Publishing your package to PyPI makes it accessible to anyone in the Python community through a simple pip install your_package command.

You’ll also need an account for PyPI. TestPyPI and PyPI use separate databases so you need to register on both sites.

  1. Register on PyPI.
  2. Run pip install --upgrade build
  3. Then run python3 -m build (Linux/macOS) or py -m build (Windows) from the same directory where pyproject.toml is located.
  4. Use twine upload dist/* to upload your package to PyPI. Input your credentials associated with the account you registered on the official PyPI platform.
  5. Your package is live on PyPI.
  6. You can now install it by simply pip install yourpackage
Tip

If you need a particular name for your package, check whether it is taken on PyPI and claim it as soon as possible if available.

13.2 Packaging and publishing in MATLAB

MATLAB does not have a centralized repository similar to PyPI. Packaging in MATLAB involves creating a .mlappinstall file or a toolbox .mltbx file which can be shared directly with users or through MATLAB File Exchange.

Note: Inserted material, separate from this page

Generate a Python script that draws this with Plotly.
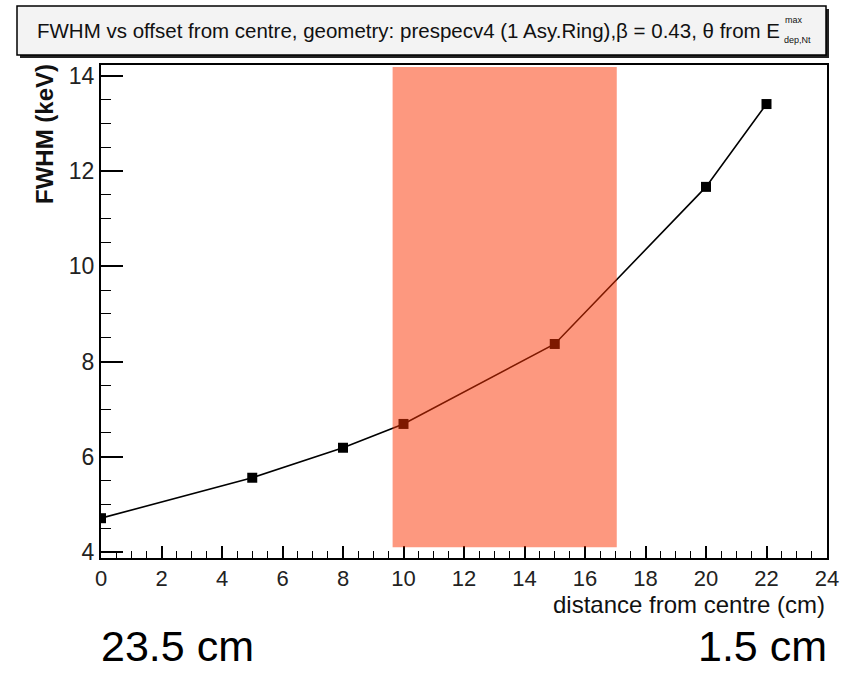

A MATLAB app is a self-contained MATLAB program with a user interface that automates a task or calculation. When you package an app, the app packaging tool:

  • Performs a dependency analysis that helps you find and add the files your app requires.
  • Reminds you to add shared resources and helper files.
  • Stores information you provide about your app with the app package. This information includes a description, a list of additional MATLAB products required by your app, and a list of supported platforms.
  • Automates app updates (versioning).

Then, when others install your app:

  • It is a one-click installation.
  • Users do not need to manage the MATLAB search path or other installation details.
  • Your app appears alongside MATLAB toolbox apps in the apps gallery.